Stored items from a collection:

[Begin]

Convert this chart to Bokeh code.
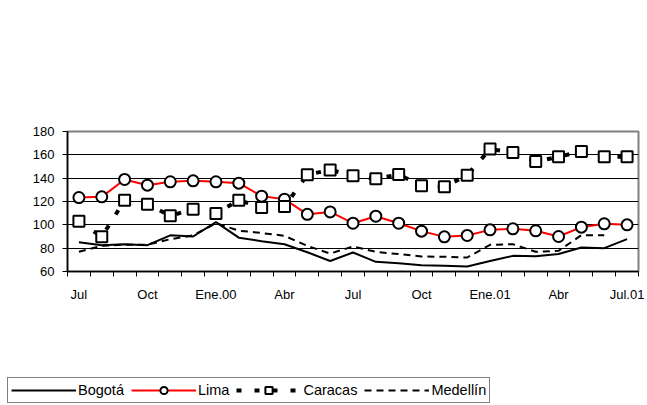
import numpy as np
from bokeh.plotting import figure
from bokeh.models import Range1d, FixedTicker, Legend, LegendItem
from bokeh.layouts import column, row
from bokeh.embed import file_html
from bokeh.resources import INLINE

months = ["Jul", "Ago", "Sep", "Oct", "Nov", "Dic", "Ene.00", "Feb", "Mar", "Abr", "May", "Jun",
          "Jul", "Ago", "Sep", "Oct", "Nov", "Dic", "Ene.01", "Feb", "Mar", "Abr", "May", "Jun", "Jul.01"]
tick_labels = ["Jul", "Oct", "Ene.00", "Abr", "Jul", "Oct", "Ene.01", "Abr", "Jul.01"]

bogota = [85, 82.6, 83.4, 82.6, 91, 90, 102.3, 89, 86, 83.4, 76.5, 69, 76.3, 68.3, 67, 65.4, 65,
          64.3, 69, 73.4, 73, 75, 80.6, 80, 87.7]
lima = [123.4, 124, 138.9, 134, 136.9, 137.7, 136.9, 135.7, 124.6, 122, 109, 111.1, 101.4, 107.4,
        101.4, 94.6, 89.7, 90.9, 95.7, 96.6, 94.9, 90, 98, 100.9, 100]
caracas = [103.1, 89.7, 121.1, 117.7, 107.7, 113.4, 109.7, 121.1, 114.9, 115.7, 142.9, 147.1, 142,
           139.4, 143.1, 133.4, 132.6, 142.6, 164.9, 162, 154.3, 158.3, 162.9, 158.3, 158.3]
medellin = [76.9, 82, 83, 83, 87.7, 91, 101.4, 95, 93, 90.6, 82, 75.4, 81.4, 76.9, 74.9, 72.9,
            72.6, 72, 82.9, 83.4, 76.9, 77.7, 91.1, 91.1, float("nan")]

n = len(months)
x = np.arange(n) + 0.5

FONT = "Liberation Sans"

STYLES = {
    "bog": dict(line_color="black", line_width=2),
    "lima_l": dict(line_color="red", line_width=2),
    "lima_m": dict(marker="circle", size=11, fill_color="white", line_color="black", line_width=2),
    "car_l": dict(line_color="black", line_width=4, line_dash="5 13"),
    "car_m": dict(marker="square", size=11, fill_color="white", line_color="black", line_width=2),
    "med": dict(line_color="black", line_width=2, line_dash="7 5"),
}


def draw(fig):
    r = {}
    r["bog"] = fig.line(x, bogota, **STYLES["bog"])
    r["lima_l"] = fig.line(x, lima, **STYLES["lima_l"])
    r["lima_m"] = fig.scatter(x, lima, **STYLES["lima_m"])
    r["car_l"] = fig.line(x, caracas, **STYLES["car_l"])
    r["car_m"] = fig.scatter(x, caracas, **STYLES["car_m"])
    r["med"] = fig.line(x, medellin, **STYLES["med"])
    return r


p = figure(width=645, height=310, output_backend="svg", toolbar_location=None,
           x_range=Range1d(0, n), y_range=Range1d(60, 180),
           min_border_left=67, min_border_right=7, min_border_top=131, min_border_bottom=39)
p.background_fill_color = "white"
p.border_fill_color = "white"
p.outline_line_color = "#808080"
p.outline_line_width = 2

major = [i + 0.5 for i in range(0, n, 3)]
p.xaxis.ticker = FixedTicker(ticks=major, minor_ticks=list(range(0, n + 1)))
p.xaxis.major_label_overrides = {m: lab for m, lab in zip(major, tick_labels)}
p.xaxis.major_tick_line_color = None
p.xaxis.major_tick_out = 0
p.xaxis.major_tick_in = 0
p.xaxis.minor_tick_line_color = "black"
p.xaxis.minor_tick_out = 5
p.xaxis.minor_tick_in = 0
p.xaxis.major_label_standoff = 10
p.yaxis.ticker = FixedTicker(ticks=[60, 80, 100, 120, 140, 160, 180])
p.yaxis.minor_tick_line_color = None
p.yaxis.major_tick_out = 5
p.yaxis.major_tick_in = 0
p.yaxis.major_label_standoff = 8
for ax in (p.xaxis, p.yaxis):
    ax.axis_line_color = "black"
    ax.axis_line_width = 1.5
    ax.major_label_text_font = FONT
    ax.major_label_text_font_size = "13px"
    ax.major_label_text_color = "black"
p.xgrid.grid_line_color = None
p.ygrid.grid_line_color = "black"
p.ygrid.grid_line_width = 1

draw(p)

# legend panel: a second figure whose ranges hide its copies of the series
lg = figure(width=645, height=93, output_backend="svg", toolbar_location=None,
            x_range=Range1d(1000, 1001), y_range=Range1d(1000, 1001),
            min_border=0, min_border_left=0, min_border_right=0, min_border_top=0, min_border_bottom=0)
lg.axis.visible = False
lg.grid.visible = False
lg.outline_line_color = None
lr = draw(lg)

legend = Legend(items=[
    LegendItem(label="Bogotá", renderers=[lr["bog"]]),
    LegendItem(label="Lima", renderers=[lr["lima_l"], lr["lima_m"]]),
    LegendItem(label="Caracas", renderers=[lr["car_l"], lr["car_m"]]),
    LegendItem(label="Medellín", renderers=[lr["med"]]),
], orientation="horizontal", location=(7, 0))
legend.label_text_font = FONT
legend.label_text_font_size = "14.5px"
legend.label_text_color = "black"
legend.glyph_width = 65
legend.glyph_height = 18
legend.label_height = 18
legend.label_standoff = 2
legend.spacing = 7
legend.padding = 3
legend.margin = 0
legend.border_line_color = "black"
legend.border_line_width = 1
legend.background_fill_color = "white"
legend.background_fill_alpha = 1
lg.add_layout(legend, "center")

open("out.html", "w").write(file_html(column(row(p), row(lg)), INLINE))
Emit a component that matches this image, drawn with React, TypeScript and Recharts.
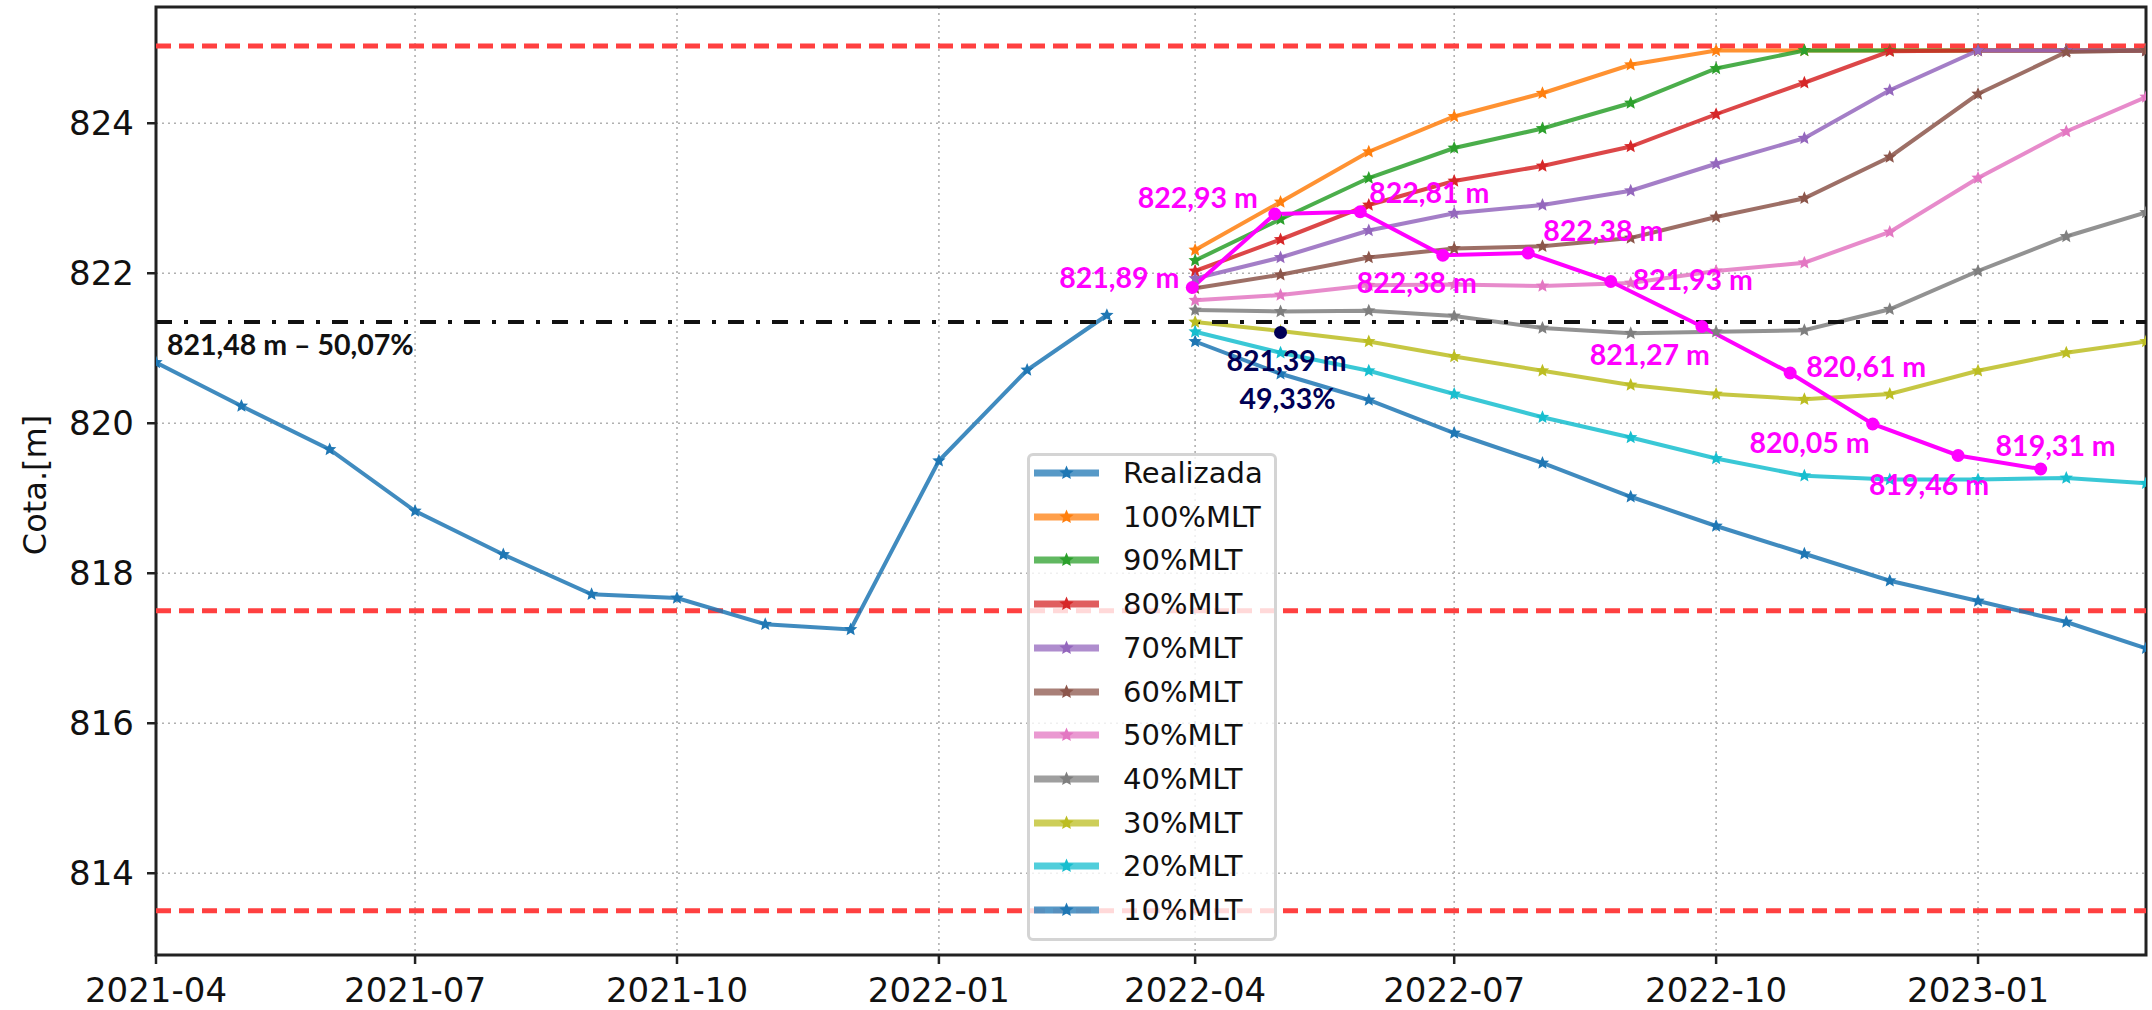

[End]

Omit every picture while copying the listing above exactly.

Convert this chart to Bokeh code.
import numpy as np
from bokeh.plotting import figure
from bokeh.models import Range1d, FixedTicker, Legend, LegendItem
from bokeh.layouts import column, row
from bokeh.embed import file_html
from bokeh.resources import INLINE

months = ["Jul", "Ago", "Sep", "Oct", "Nov", "Dic", "Ene.00", "Feb", "Mar", "Abr", "May", "Jun",
          "Jul", "Ago", "Sep", "Oct", "Nov", "Dic", "Ene.01", "Feb", "Mar", "Abr", "May", "Jun", "Jul.01"]
tick_labels = ["Jul", "Oct", "Ene.00", "Abr", "Jul", "Oct", "Ene.01", "Abr", "Jul.01"]

bogota = [85, 82.6, 83.4, 82.6, 91, 90, 102.3, 89, 86, 83.4, 76.5, 69, 76.3, 68.3, 67, 65.4, 65,
          64.3, 69, 73.4, 73, 75, 80.6, 80, 87.7]
lima = [123.4, 124, 138.9, 134, 136.9, 137.7, 136.9, 135.7, 124.6, 122, 109, 111.1, 101.4, 107.4,
        101.4, 94.6, 89.7, 90.9, 95.7, 96.6, 94.9, 90, 98, 100.9, 100]
caracas = [103.1, 89.7, 121.1, 117.7, 107.7, 113.4, 109.7, 121.1, 114.9, 115.7, 142.9, 147.1, 142,
           139.4, 143.1, 133.4, 132.6, 142.6, 164.9, 162, 154.3, 158.3, 162.9, 158.3, 158.3]
medellin = [76.9, 82, 83, 83, 87.7, 91, 101.4, 95, 93, 90.6, 82, 75.4, 81.4, 76.9, 74.9, 72.9,
            72.6, 72, 82.9, 83.4, 76.9, 77.7, 91.1, 91.1, float("nan")]

n = len(months)
x = np.arange(n) + 0.5

FONT = "Liberation Sans"

STYLES = {
    "bog": dict(line_color="black", line_width=2),
    "lima_l": dict(line_color="red", line_width=2),
    "lima_m": dict(marker="circle", size=11, fill_color="white", line_color="black", line_width=2),
    "car_l": dict(line_color="black", line_width=4, line_dash="5 13"),
    "car_m": dict(marker="square", size=11, fill_color="white", line_color="black", line_width=2),
    "med": dict(line_color="black", line_width=2, line_dash="7 5"),
}


def draw(fig):
    r = {}
    r["bog"] = fig.line(x, bogota, **STYLES["bog"])
    r["lima_l"] = fig.line(x, lima, **STYLES["lima_l"])
    r["lima_m"] = fig.scatter(x, lima, **STYLES["lima_m"])
    r["car_l"] = fig.line(x, caracas, **STYLES["car_l"])
    r["car_m"] = fig.scatter(x, caracas, **STYLES["car_m"])
    r["med"] = fig.line(x, medellin, **STYLES["med"])
    return r


p = figure(width=645, height=310, output_backend="svg", toolbar_location=None,
           x_range=Range1d(0, n), y_range=Range1d(60, 180),
           min_border_left=67, min_border_right=7, min_border_top=131, min_border_bottom=39)
p.background_fill_color = "white"
p.border_fill_color = "white"
p.outline_line_color = "#808080"
p.outline_line_width = 2

major = [i + 0.5 for i in range(0, n, 3)]
p.xaxis.ticker = FixedTicker(ticks=major, minor_ticks=list(range(0, n + 1)))
p.xaxis.major_label_overrides = {m: lab for m, lab in zip(major, tick_labels)}
p.xaxis.major_tick_line_color = None
p.xaxis.major_tick_out = 0
p.xaxis.major_tick_in = 0
p.xaxis.minor_tick_line_color = "black"
p.xaxis.minor_tick_out = 5
p.xaxis.minor_tick_in = 0
p.xaxis.major_label_standoff = 10
p.yaxis.ticker = FixedTicker(ticks=[60, 80, 100, 120, 140, 160, 180])
p.yaxis.minor_tick_line_color = None
p.yaxis.major_tick_out = 5
p.yaxis.major_tick_in = 0
p.yaxis.major_label_standoff = 8
for ax in (p.xaxis, p.yaxis):
    ax.axis_line_color = "black"
    ax.axis_line_width = 1.5
    ax.major_label_text_font = FONT
    ax.major_label_text_font_size = "13px"
    ax.major_label_text_color = "black"
p.xgrid.grid_line_color = None
p.ygrid.grid_line_color = "black"
p.ygrid.grid_line_width = 1

draw(p)

# legend panel: a second figure whose ranges hide its copies of the series
lg = figure(width=645, height=93, output_backend="svg", toolbar_location=None,
            x_range=Range1d(1000, 1001), y_range=Range1d(1000, 1001),
            min_border=0, min_border_left=0, min_border_right=0, min_border_top=0, min_border_bottom=0)
lg.axis.visible = False
lg.grid.visible = False
lg.outline_line_color = None
lr = draw(lg)

legend = Legend(items=[
    LegendItem(label="Bogotá", renderers=[lr["bog"]]),
    LegendItem(label="Lima", renderers=[lr["lima_l"], lr["lima_m"]]),
    LegendItem(label="Caracas", renderers=[lr["car_l"], lr["car_m"]]),
    LegendItem(label="Medellín", renderers=[lr["med"]]),
], orientation="horizontal", location=(7, 0))
legend.label_text_font = FONT
legend.label_text_font_size = "14.5px"
legend.label_text_color = "black"
legend.glyph_width = 65
legend.glyph_height = 18
legend.label_height = 18
legend.label_standoff = 2
legend.spacing = 7
legend.padding = 3
legend.margin = 0
legend.border_line_color = "black"
legend.border_line_width = 1
legend.background_fill_color = "white"
legend.background_fill_alpha = 1
lg.add_layout(legend, "center")

open("out.html", "w").write(file_html(column(row(p), row(lg)), INLINE))
Emit a component that matches this image, drawn with React, TypeScript and Recharts.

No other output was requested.